--- DATASET CONTENT ---

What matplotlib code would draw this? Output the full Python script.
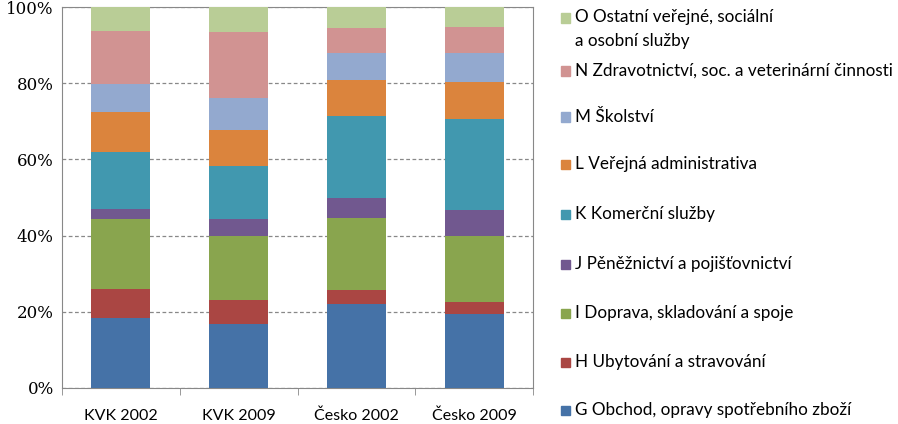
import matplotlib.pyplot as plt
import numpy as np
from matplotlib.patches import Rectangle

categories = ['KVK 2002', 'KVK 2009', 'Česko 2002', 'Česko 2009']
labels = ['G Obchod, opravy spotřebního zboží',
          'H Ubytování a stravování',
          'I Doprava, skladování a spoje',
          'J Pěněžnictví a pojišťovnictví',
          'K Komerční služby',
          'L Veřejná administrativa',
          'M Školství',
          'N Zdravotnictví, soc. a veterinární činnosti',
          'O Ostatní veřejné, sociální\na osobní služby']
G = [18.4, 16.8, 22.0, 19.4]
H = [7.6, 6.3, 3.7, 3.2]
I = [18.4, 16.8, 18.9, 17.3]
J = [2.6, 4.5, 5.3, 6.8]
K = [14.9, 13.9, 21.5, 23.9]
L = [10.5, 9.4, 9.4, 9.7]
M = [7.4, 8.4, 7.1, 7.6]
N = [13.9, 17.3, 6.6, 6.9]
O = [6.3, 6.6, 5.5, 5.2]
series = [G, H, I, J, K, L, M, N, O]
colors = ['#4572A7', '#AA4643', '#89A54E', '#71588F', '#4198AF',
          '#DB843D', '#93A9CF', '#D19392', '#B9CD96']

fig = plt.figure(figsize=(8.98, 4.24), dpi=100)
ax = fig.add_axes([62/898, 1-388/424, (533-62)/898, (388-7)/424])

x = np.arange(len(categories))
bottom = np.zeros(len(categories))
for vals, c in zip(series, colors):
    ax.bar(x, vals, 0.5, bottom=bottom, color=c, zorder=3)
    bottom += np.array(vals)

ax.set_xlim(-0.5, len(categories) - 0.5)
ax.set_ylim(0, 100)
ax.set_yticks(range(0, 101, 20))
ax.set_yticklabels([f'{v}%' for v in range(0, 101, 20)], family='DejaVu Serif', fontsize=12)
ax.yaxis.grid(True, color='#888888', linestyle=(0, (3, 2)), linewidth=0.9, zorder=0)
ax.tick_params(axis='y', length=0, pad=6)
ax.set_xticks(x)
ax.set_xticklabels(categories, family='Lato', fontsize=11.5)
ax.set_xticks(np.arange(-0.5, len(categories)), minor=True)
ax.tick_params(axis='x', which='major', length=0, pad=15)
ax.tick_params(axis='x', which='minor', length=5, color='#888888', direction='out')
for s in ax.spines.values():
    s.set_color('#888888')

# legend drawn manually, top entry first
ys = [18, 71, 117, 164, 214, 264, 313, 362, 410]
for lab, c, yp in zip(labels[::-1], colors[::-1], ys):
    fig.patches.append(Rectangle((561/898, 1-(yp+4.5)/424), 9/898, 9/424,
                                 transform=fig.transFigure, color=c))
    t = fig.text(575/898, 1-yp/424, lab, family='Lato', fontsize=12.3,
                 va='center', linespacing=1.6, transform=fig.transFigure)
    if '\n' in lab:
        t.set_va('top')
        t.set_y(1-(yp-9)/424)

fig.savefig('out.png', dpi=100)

---

Copy nothing but the lines from the top of the data down to the line containing "from matplotlib.patches import Rectangle", and leave the pictures out.

What matplotlib code would draw this? Output the full Python script.
import matplotlib.pyplot as plt
import numpy as np
from matplotlib.patches import Rectangle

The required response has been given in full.